Here’s another example: louder bars sell more beer. That’s a real positive correlation. But turning up the music doesn’t cause people to drink more (at least, not directly in the way the numbers suggest). The confounding variable is crowd size. A packed bar is both louder and sells more drinks, so the two variables rise together without one causing the other.
The only way to establish causation is through a controlled experiment where the researcher manipulates one variable and holds everything else constant. Correlational studies, which simply observe variables as they naturally occur, are powerful for identifying patterns and generating hypotheses, but they can’t prove that one thing causes another.
Where You’ll See It in Psychology
Correlation coefficients show up constantly in psychological research because many of the questions psychologists care about can’t be studied through experiments. You can’t randomly assign people to experience childhood trauma to see if it correlates with adult anxiety. You can’t force half your participants to sleep three hours a night for a year to study the effects on cognition. In these cases, correlational research is the ethical and practical approach: measure both variables in a group of people and calculate the relationship.

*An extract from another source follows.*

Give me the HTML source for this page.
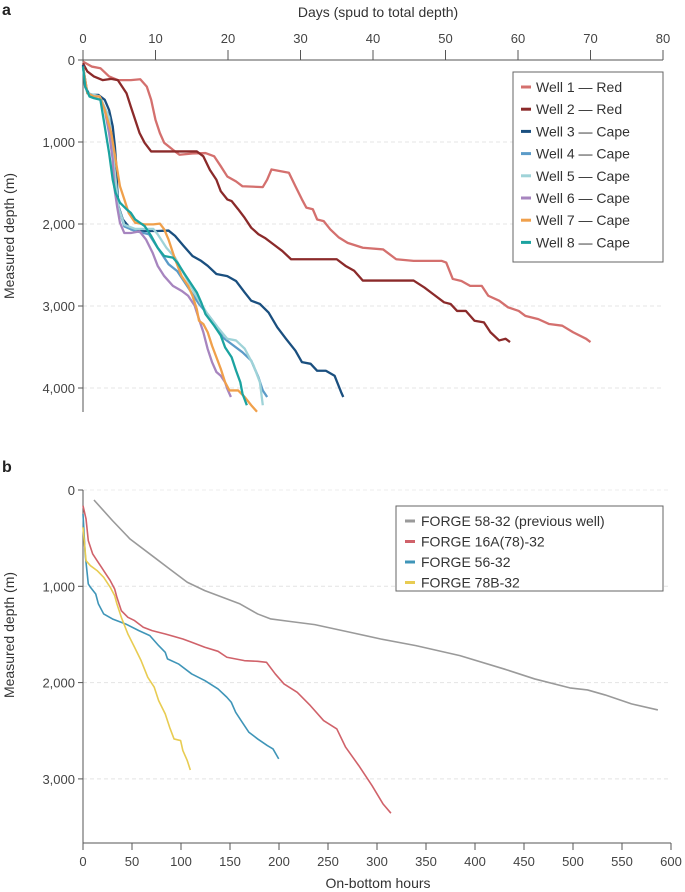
<!DOCTYPE html>
<html><head><meta charset="utf-8"><style>
body{margin:0;background:#fff;}
svg{display:block;font-family:"Liberation Sans",sans-serif;}
</style></head><body>
<svg id="c" width="685" height="892"></svg>
<script>
const wellNamesA=["Well 1 — Red","Well 2 — Red","Well 3 — Cape","Well 4 — Cape","Well 5 — Cape","Well 6 — Cape","Well 7 — Cape","Well 8 — Cape"];
const colorsA=["#d4706e","#8b2a2a","#1a4f7f","#5b9bc8","#9fd3d8","#a785bf","#f0a04b","#1ba3a0"];
const daysTicks=[0,10,20,30,40,50,60,70,80];
const depthTicksA=[0,1000,2000,3000,4000];
const depthLabels=["0","1,000","2,000","3,000","4,000"];
const well1=[[0,20],[1.2,80],[2.4,100],[3.6,200],[4.8,245],[6.6,245],[7.9,235],[8.8,325],[9.4,485],[10,730],[10.6,890],[11.2,1010],[12.4,1095],[13.3,1155],[15.1,1140],[16.9,1135],[18.1,1175],[19,1295],[19.9,1420],[21.1,1480],[22,1540],[24.8,1550],[25.4,1460],[26,1335],[27.2,1355],[28.4,1375],[29.3,1540],[30.2,1700],[30.8,1800],[31.7,1820],[32.3,1945],[33.2,1965],[34.1,2065],[35.3,2165],[36.5,2230],[38.6,2290],[41.4,2310],[43.2,2430],[45.6,2450],[49.5,2450],[50.1,2470],[51,2670],[52.2,2695],[53.4,2755],[55,2755],[55.9,2875],[57.4,2935],[58.6,3015],[60.1,3060],[61,3120],[62.8,3160],[64.3,3220],[66.1,3240],[67.6,3320],[69.4,3400],[70,3440]];
const well2=[[0,40],[0.6,140],[1.5,200],[2.7,245],[3.9,230],[4.8,245],[5.1,285],[6,405],[6.6,570],[7.2,730],[7.8,890],[8.5,1010],[9.4,1115],[10.9,1115],[12.7,1115],[15.7,1115],[16.6,1175],[17.5,1340],[18.4,1460],[19,1600],[19.9,1700],[20.5,1720],[21.4,1820],[22.3,1925],[23.2,2045],[24.2,2125],[25.1,2170],[26.3,2250],[27.5,2330],[28.7,2430],[30.8,2430],[35,2430],[36.2,2510],[37.4,2570],[38.6,2690],[41.1,2690],[45.6,2690],[47.1,2775],[48.3,2855],[49.8,2955],[50.7,2975],[51.6,3060],[52.8,3060],[54,3180],[55.3,3200],[56.2,3320],[57.4,3420],[58.3,3400],[58.9,3440]];
const well3=[[0,60],[0.3,325],[0.9,425],[2.1,425],[3,485],[3.6,610],[4.1,810],[4.4,1055],[4.6,1300],[4.7,1540],[4.9,1785],[5.5,1945],[6.6,2065],[7.8,2085],[10.3,2085],[11.8,2080],[12.7,2145],[13.9,2270],[15.1,2390],[16.3,2450],[17.2,2510],[18.4,2610],[19.9,2635],[21.1,2695],[22.3,2835],[23.2,2935],[24.4,2975],[25.6,3080],[26.8,3260],[28,3400],[29.3,3545],[30.2,3685],[31.4,3705],[32.3,3790],[33.5,3790],[34.7,3850],[35.6,4050],[35.9,4110]];
const well4=[[0,80],[0.6,405],[2.3,445],[3.6,700],[4.3,1300],[4.9,1800],[5.7,2030],[7.2,2085],[9.1,2125],[10.3,2290],[11.8,2490],[13,2575],[14.5,2775],[16,2975],[17.2,3100],[18.4,3240],[19.3,3385],[20.5,3465],[22,3565],[23.2,3665],[24.2,3870],[24.8,4030],[25.4,4110]];
const well5=[[0,80],[0.6,405],[2.3,445],[3.6,700],[4.3,1300],[4.9,1800],[5.7,2010],[7.2,2060],[9.7,2060],[10.3,2125],[11.5,2290],[12.7,2410],[14.5,2700],[16,2935],[17.2,3100],[18.4,3240],[19.9,3400],[21.1,3420],[22.3,3520],[23.5,3720],[24.4,3930],[24.8,4210]];
const well6=[[0,80],[0.6,405],[1.5,445],[2.3,445],[3,610],[3.6,890],[4.1,1215],[4.3,1540],[4.7,1785],[5.1,1985],[5.7,2110],[6.6,2110],[7.8,2090],[8.7,2190],[9.6,2350],[10.3,2510],[11.2,2635],[12.4,2755],[13.6,2815],[14.5,2875],[15.4,2995],[16,3160],[16.6,3320],[17.2,3525],[17.8,3685],[18.4,3805],[19,3850],[19.6,3930],[19.9,4010],[20.4,4110]];
const well7=[[0,80],[0.6,405],[1.5,445],[2.3,445],[3,610],[3.9,890],[4.5,1215],[5.1,1540],[5.7,1700],[6.3,1865],[7.2,1985],[8.5,2005],[9.7,2005],[10.6,1995],[11.2,2065],[11.8,2190],[12.7,2430],[13.6,2635],[14.5,2755],[15.1,2875],[15.7,3040],[16,3180],[16.6,3220],[17.2,3320],[17.8,3485],[18.4,3625],[19,3765],[19.6,3930],[20.2,4030],[21.4,4030],[22.3,4110],[23.2,4210],[24,4290]];
const well8=[[0,80],[0.3,325],[0.9,445],[1.5,465],[2.4,485],[3,810],[3.6,1135],[4.1,1460],[4.5,1620],[5.1,1740],[6,1820],[6.6,1865],[7.2,1945],[8.5,2025],[9.4,2145],[10.3,2290],[11.2,2390],[12.4,2410],[13,2470],[13.9,2595],[14.8,2715],[15.7,2835],[16.3,2955],[16.9,3100],[18.1,3240],[19,3360],[19.6,3505],[20.5,3625],[21.1,3785],[21.7,3930],[22,4070],[22.6,4210]];
const seriesA=[well1,well2,well3,well4,well5,well6,well7,well8];

const wellNamesB=["FORGE 58-32 (previous well)","FORGE 16A(78)-32","FORGE 56-32","FORGE 78B-32"];
const colorsB=["#9a9a9a","#d0626a","#3f95b8","#e8cc52"];
const hoursTicks=[0,50,100,150,200,250,300,350,400,450,500,550,600];
const depthTicksB=[0,1000,2000,3000];
const forge58=[[11.2,104],[30.1,318],[48,509],[72.7,699],[88.4,820],[106.4,958],[124.3,1045],[142.3,1114],[160.2,1183],[178.2,1287],[191.7,1339],[209.6,1363],[236.5,1398],[272.4,1477],[303.8,1547],[339.7,1616],[384.6,1720],[429.5,1858],[460.9,1962],[496.8,2055],[514.8,2076],[532.7,2128],[559.7,2221],[586.6,2284]];
const forge16=[[0,163],[3.1,301],[5.4,526],[9.9,664],[14.4,734],[18.9,803],[23.3,872],[27.8,941],[32.3,1028],[34.6,1114],[39.1,1253],[45.8,1322],[52.6,1356],[61.5,1425],[70.5,1460],[84,1495],[101.9,1547],[110.9,1581],[124.3,1633],[137.8,1675],[146.8,1737],[164.7,1772],[178.2,1779],[187.2,1789],[196.2,1910],[205.1,2014],[218.6,2101],[232,2239],[245.5,2394],[259,2481],[268,2671],[281.4,2862],[294.9,3069],[306.1,3259],[314.2,3356]];
const forge56=[[0,249],[2.2,664],[5.4,976],[7.6,1010],[13,1080],[15.7,1183],[21.1,1287],[30.1,1339],[43.5,1391],[57,1460],[68.2,1512],[77.2,1616],[83.9,1685],[86.2,1754],[97.4,1806],[110.9,1910],[124.3,1979],[137.8,2066],[146.8,2152],[151.3,2204],[155.8,2308],[162.5,2412],[169.3,2516],[178.2,2585],[188.1,2654],[193.9,2689],[199.7,2792]];
const forge78=[[0,388],[3.1,734],[7.6,786],[14.4,837],[21.1,907],[27.8,1010],[32.3,1097],[34.6,1183],[39.1,1322],[45.8,1495],[52.6,1633],[59.3,1772],[66.1,1945],[72.7,2048],[77.2,2187],[83.9,2325],[88.4,2464],[92.9,2585],[99.6,2602],[101.9,2706],[106.4,2810],[109.5,2907]];
const seriesB=[forge58,forge16,forge56,forge78];

const svg=document.getElementById('c');
const NS="http://www.w3.org/2000/svg";
function mk(tag,attrs,parent){const e=document.createElementNS(NS,tag);for(const k in attrs)e.setAttribute(k,attrs[k]);(parent||svg).appendChild(e);return e;}
function txt(s,x,y,attrs){const e=mk('text',Object.assign({x:x,y:y,'font-size':13,fill:'#444'},attrs||{}));e.textContent=s;return e;}

// Panel A scales
const xA=d=>83+d*7.25, yA=m=>60+m*0.082;
const xB=h=>83+h*0.98, yB=m=>490+m*0.0963;

let t=txt('a',2,15,{'font-weight':'bold','font-size':16,fill:'#222'});


t=txt('b',2,472,{'font-weight':'bold','font-size':16,fill:'#222'});



// Grid A
depthTicksA.forEach((v,i)=>{
  if(v>0){const g=mk('line',{x1:xA(0),x2:xA(80),y1:yA(v),y2:yA(v),stroke:'#e4e4e4','stroke-dasharray':'4 3'});
  
  }
  const tk=mk('line',{x1:xA(0)-5,x2:xA(0),y1:yA(v),y2:yA(v),stroke:'#555'});
  
  
  const l=txt(depthLabels[i],xA(0)-8,yA(v)+5,{'text-anchor':'end'});
  
  
});
let ax=mk('line',{x1:xA(0),x2:xA(80),y1:60,y2:60,stroke:'#555'});


ax=mk('line',{x1:xA(0),x2:xA(0),y1:60,y2:412,stroke:'#555'});


daysTicks.forEach(v=>{
  const tk=mk('line',{x1:xA(v),x2:xA(v),y1:50,y2:60,stroke:'#555'});
  
  
  const l=txt(String(v),xA(v),43,{'text-anchor':'middle'});
  
  
});
t=txt('Days (spud to total depth)',378,17,{'text-anchor':'middle','font-size':14,fill:'#333'});


t=txt('Measured depth (m)',0,0,{'text-anchor':'middle','font-size':14,fill:'#333',transform:'translate(14,236) rotate(-90)'});



function drawLine(data,xs,ys,color,w,name){
  const p=mk('polyline',{points:data.map(d=>xs(d[0])+','+ys(d[1])).join(' '),fill:'none',stroke:color,'stroke-width':w,'stroke-linejoin':'round'});
  
  
}
const order=[0,1,2,3,4,5,6,7];
order.forEach(i=>drawLine(seriesA[i],xA,yA,colorsA[i],2.3,'series-well-'+(i+1)));

// Legend A
let lb=mk('rect',{x:513,y:72,width:150,height:190,fill:'#fff',stroke:'#666'});


wellNamesA.forEach((n,i)=>{
  const y=92+i*22.2;
  const s=mk('line',{x1:521,x2:531,y1:y-5,y2:y-5,stroke:colorsA[i],'stroke-width':3});
  
  
  const l=txt(n,536,y,{'font-size':14,fill:'#333'});
  
  
});

// Panel B
depthTicksB.forEach((v,i)=>{
  if(v>0){const g=mk('line',{x1:xB(0),x2:xB(600),y1:yB(v),y2:yB(v),stroke:'#e4e4e4','stroke-dasharray':'4 3'});
  
  }
  else{const g=mk('line',{x1:xB(0),x2:xB(600),y1:yB(v),y2:yB(v),stroke:'#ececec','stroke-dasharray':'4 3'});
  
  }
  const tk=mk('line',{x1:xB(0)-5,x2:xB(0),y1:yB(v),y2:yB(v),stroke:'#555'});
  
  
  const l=txt(depthLabels[i],xB(0)-8,yB(v)+5,{'text-anchor':'end'});
  
  
});
ax=mk('line',{x1:xB(0),x2:xB(600),y1:843,y2:843,stroke:'#555'});


ax=mk('line',{x1:xB(0),x2:xB(0),y1:490,y2:843,stroke:'#555'});


hoursTicks.forEach(v=>{
  const tk=mk('line',{x1:xB(v),x2:xB(v),y1:843,y2:850,stroke:'#555'});
  
  
  const l=txt(String(v),xB(v),866,{'text-anchor':'middle'});
  
  
});
t=txt('On-bottom hours',378,888,{'text-anchor':'middle','font-size':14,fill:'#333'});


t=txt('Measured depth (m)',0,0,{'text-anchor':'middle','font-size':14,fill:'#333',transform:'translate(14,635) rotate(-90)'});


seriesB.forEach((s,i)=>drawLine(s,xB,yB,colorsB[i],1.6,'series-forge-'+(i+1)));

lb=mk('rect',{x:396,y:506,width:267,height:85,fill:'#fff',stroke:'#666'});


wellNamesB.forEach((n,i)=>{
  const y=526+i*20.5;
  const s=mk('line',{x1:405,x2:415,y1:y-5,y2:y-5,stroke:colorsB[i],'stroke-width':3});
  
  
  const l=txt(n,421,y,{'font-size':14,fill:'#333'});
  
  
});
</script>
</body></html>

Common examples include the relationship between self-esteem and academic performance, screen time and attention span, socioeconomic status and mental health outcomes, and parental involvement and children’s test scores. In each case, the correlation coefficient gives researchers a precise, standardized number to describe what they found, making it easy to compare results across different studies and populations.
When you encounter a correlation coefficient in a research summary or a psychology class, focus on three things: the sign (positive or negative), the size relative to Cohen’s benchmarks, and whether the authors are careful to avoid claiming causation from correlational data. Those three checks will tell you most of what you need to know about what the finding actually means.